Lead paint in aging and poorly maintained homes remains one of the largest sources of lead poisoning, and the growth of seller-financed housing contracts may be exacerbating the problem, The New York Times reports.

Investment companies have purchased thousands of foreclosed homes across the country and offered high-interest financing or rent-to-own deals to low-income buyers. But some of the investors have not made renovations or removed lead paint in the properties — and they're passing the problems on to buyers who can't afford to fix them, the Times article notes.

Every year, about 535,000 children nationwide test positive for lead in their blood, which can cause developmental delays and brain damage.

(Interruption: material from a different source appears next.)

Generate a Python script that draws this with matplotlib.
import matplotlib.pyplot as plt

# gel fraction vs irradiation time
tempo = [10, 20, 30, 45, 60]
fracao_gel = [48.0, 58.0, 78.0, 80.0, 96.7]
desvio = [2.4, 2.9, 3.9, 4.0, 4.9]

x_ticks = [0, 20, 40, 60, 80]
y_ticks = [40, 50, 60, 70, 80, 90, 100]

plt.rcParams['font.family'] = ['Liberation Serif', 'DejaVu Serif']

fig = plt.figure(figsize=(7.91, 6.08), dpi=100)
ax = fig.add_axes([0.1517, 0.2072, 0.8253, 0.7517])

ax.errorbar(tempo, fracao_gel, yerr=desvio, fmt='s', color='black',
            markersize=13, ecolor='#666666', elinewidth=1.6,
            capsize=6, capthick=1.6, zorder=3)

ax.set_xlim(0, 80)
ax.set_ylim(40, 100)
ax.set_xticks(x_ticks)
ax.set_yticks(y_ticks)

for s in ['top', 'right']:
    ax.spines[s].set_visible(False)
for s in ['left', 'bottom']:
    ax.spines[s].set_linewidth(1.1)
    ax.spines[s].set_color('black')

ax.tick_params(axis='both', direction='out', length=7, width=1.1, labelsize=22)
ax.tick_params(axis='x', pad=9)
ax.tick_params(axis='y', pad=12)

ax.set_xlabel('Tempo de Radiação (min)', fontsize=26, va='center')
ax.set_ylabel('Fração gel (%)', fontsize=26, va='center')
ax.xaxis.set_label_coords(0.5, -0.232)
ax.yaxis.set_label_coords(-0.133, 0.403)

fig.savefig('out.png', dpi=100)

Health officials are increasingly connecting cases of lead poisoning to homes that are sold through seller financing.

"Unfortunately, they have this contract which removes the actual owner of the home from the liabilities of fixing the home and requires these people who have no money to fix their own home," Jennifer Lowry, chief of toxicology in the pediatrics unit of Children's Mercy Hospital in Kansas City, told The New York Times. Lowry says she's seen a rise in patients with lead poisoning in Missouri and Kansas, where seller-financed home sales are growing more common.

Since people who buy or rent under seller-financing deals do not technically own their house, they usually are ineligible for state or local grants that help offset the costs of removing lead paint. Most municipalities require landlords to keep their properties in habitable condition, so legal experts argue that seller-financed contracts violate that requirement if the seller does not remove lead paint.

The Consumer Financial Protection Bureau says it is investigating the issue. State regulators in Wisconsin, New Mexico, and New York have launched investigations into whether some investment companies have taken advantage of consumers who agree to seller-financing contracts. Minnesota and Missouri officials have issued consumer alerts.